Can we also drop the “pivotal act” frame? Thinking in “pivotal acts” seem to be one of the root causes leading to discontinuities everywhere.
3,… Currently, my guess is we may want to steer to a trajectory where no single AI can kill everyone (in no point of the trajectory). Currently, no single AI can kill everyone—so maybe we want to maintain this property of the world / scale it, rather than e.g. create an AI sovereign which could unilaterally kill everyone, but will be nice instead (at least until we’ve worked out a lot more of the theory of alignment and intelligence than we had so far).
(I don’t think the “killing everyone” threshold is a clear cap on capabilities—if your replace “kill everyone” with “own everything”, it seems the property “no one owns everything” is compatible with scaling of economy.)
Consider the following hypotheses.
Hypothesis 1: humans with AI assistance can (and in fact will) build a nanobot defense system before an out-of-control AI would be powerful enough to deploy nanobots.
Hypothesis 2: humans with AI assistance can (and in fact will) build systems that robustly prevent hostile actors from tricking/bribing/hacking humanity into all-out nuclear war before an out-of-control AI would be powerful enough to do that.
Hypothesis 3,4,5,6,7…: Ditto for plagues, and disabling the power grid, and various forms of ecological collapse, and co-opting military hardware, and information warfare, etc. etc.
I think you believe that all these hypotheses are true. Is that right?
If so, this seems unlikely to me, for lots of reasons, both technological and social:
Some of the defensive measures might just be outright harder technologically than the offensive measures.
Some of the defensive measures would seem to require that humans are good at global coordination, and that humans will wisely prepare for uncertain hypothetical future threats even despite immediate cost and inconvenience.
The human-AI teams would be constrained by laws, norms, Overton window, etc., in a way that an out-of-control AI would not.
The human-AI teams would be constrained by lack-of-complete-trust-in-the-AI, in a way that an out-of-control AI would not. For example, defending nuclear weapons systems against hacking-by-an-out-of-control-AI would seem to require that humans either give their (supposedly) aligned AIs root access to the nuclear weapons computer systems, or source code and schematics for those computer systems, or similar, and none of these seem like things that military people would actually do in real life.
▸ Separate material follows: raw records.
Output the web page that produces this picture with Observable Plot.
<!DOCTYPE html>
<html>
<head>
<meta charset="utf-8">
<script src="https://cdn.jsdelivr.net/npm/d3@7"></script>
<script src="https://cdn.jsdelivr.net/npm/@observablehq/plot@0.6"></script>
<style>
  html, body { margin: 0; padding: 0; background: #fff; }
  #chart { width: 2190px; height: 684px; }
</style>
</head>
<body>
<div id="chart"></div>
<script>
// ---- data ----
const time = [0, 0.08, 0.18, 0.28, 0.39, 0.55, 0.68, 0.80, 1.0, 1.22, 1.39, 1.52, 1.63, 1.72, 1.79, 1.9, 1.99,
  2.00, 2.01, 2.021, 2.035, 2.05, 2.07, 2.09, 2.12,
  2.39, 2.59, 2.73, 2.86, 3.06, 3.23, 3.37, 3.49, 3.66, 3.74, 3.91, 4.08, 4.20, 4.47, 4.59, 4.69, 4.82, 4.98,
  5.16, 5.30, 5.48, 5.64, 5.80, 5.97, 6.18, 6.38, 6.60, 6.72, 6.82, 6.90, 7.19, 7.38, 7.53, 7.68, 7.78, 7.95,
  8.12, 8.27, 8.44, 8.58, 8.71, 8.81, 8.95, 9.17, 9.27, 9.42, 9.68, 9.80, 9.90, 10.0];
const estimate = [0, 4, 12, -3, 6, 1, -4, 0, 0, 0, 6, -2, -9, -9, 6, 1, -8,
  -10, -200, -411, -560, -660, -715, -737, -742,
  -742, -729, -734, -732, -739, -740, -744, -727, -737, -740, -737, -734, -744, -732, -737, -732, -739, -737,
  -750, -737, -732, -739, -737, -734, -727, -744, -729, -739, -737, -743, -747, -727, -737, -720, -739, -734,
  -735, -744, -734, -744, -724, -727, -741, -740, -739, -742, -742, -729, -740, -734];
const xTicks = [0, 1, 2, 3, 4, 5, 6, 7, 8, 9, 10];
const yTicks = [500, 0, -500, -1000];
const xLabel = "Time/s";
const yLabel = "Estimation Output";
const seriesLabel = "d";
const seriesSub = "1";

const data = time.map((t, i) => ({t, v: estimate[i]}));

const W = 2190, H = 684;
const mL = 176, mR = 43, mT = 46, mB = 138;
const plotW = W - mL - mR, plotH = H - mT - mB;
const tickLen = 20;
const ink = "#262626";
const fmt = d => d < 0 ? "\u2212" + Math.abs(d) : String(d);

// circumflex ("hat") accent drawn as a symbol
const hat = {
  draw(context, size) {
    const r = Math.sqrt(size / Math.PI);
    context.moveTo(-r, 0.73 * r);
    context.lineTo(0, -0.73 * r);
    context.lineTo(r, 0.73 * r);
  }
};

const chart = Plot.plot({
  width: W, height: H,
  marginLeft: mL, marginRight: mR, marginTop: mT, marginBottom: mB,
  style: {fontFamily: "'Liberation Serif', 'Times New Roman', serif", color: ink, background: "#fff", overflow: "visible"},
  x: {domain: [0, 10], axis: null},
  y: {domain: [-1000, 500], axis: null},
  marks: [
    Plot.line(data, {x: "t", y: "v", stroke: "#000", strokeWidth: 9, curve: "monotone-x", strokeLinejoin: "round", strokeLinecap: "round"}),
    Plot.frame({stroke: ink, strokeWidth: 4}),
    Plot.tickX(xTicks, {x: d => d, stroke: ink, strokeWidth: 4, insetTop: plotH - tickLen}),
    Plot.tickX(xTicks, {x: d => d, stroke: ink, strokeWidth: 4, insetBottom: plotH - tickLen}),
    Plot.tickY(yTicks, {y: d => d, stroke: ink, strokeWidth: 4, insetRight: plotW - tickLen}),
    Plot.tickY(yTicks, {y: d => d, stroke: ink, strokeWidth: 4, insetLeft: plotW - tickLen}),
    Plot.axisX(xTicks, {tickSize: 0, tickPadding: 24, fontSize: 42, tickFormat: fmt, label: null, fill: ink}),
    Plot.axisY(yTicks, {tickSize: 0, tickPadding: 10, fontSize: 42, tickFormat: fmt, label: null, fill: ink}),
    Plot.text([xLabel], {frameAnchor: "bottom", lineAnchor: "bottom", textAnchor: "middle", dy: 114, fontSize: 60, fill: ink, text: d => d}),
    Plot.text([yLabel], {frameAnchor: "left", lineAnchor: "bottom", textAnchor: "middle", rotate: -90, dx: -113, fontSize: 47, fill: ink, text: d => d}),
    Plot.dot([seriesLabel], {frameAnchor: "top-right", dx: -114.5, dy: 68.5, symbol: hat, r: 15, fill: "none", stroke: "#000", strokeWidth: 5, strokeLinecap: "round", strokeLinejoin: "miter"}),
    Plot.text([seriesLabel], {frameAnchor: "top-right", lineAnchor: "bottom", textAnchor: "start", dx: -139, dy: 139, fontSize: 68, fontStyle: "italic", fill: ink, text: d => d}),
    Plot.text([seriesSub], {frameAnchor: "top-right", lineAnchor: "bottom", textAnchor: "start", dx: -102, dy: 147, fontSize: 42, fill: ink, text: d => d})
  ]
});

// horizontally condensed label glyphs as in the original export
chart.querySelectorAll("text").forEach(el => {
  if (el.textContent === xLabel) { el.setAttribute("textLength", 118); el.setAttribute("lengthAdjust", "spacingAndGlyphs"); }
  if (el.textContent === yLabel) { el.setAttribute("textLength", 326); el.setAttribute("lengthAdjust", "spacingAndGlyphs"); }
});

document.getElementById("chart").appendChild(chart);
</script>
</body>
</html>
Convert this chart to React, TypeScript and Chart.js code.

As another example, humans may not trust their AIs to do recursive self-improvement, but an out-of-control AI probably would if it could.
There are lots of hypotheses that I listed above, plus presumably many more that we can’t think of, and they’re more-or-less conjunctive. (Not perfectly conjunctive—if just one hypothesis is false, we’re probably OK, apart from the nanobot one—but there seem to be lots of ways for 2 or 3 of the hypotheses to be false such that we’re in big trouble.)
Note that I don’t claim any special expertise, I mostly just want to help elevate this topic from unstated background assumption to an explicit argument where we figure out the right answer. :)
(I was recently discussing this topic in this thread.)
Want? Yes. We absolutely want that. So we should try to figure out whether that’s a realistic possibility. I’m suggesting that it might not be.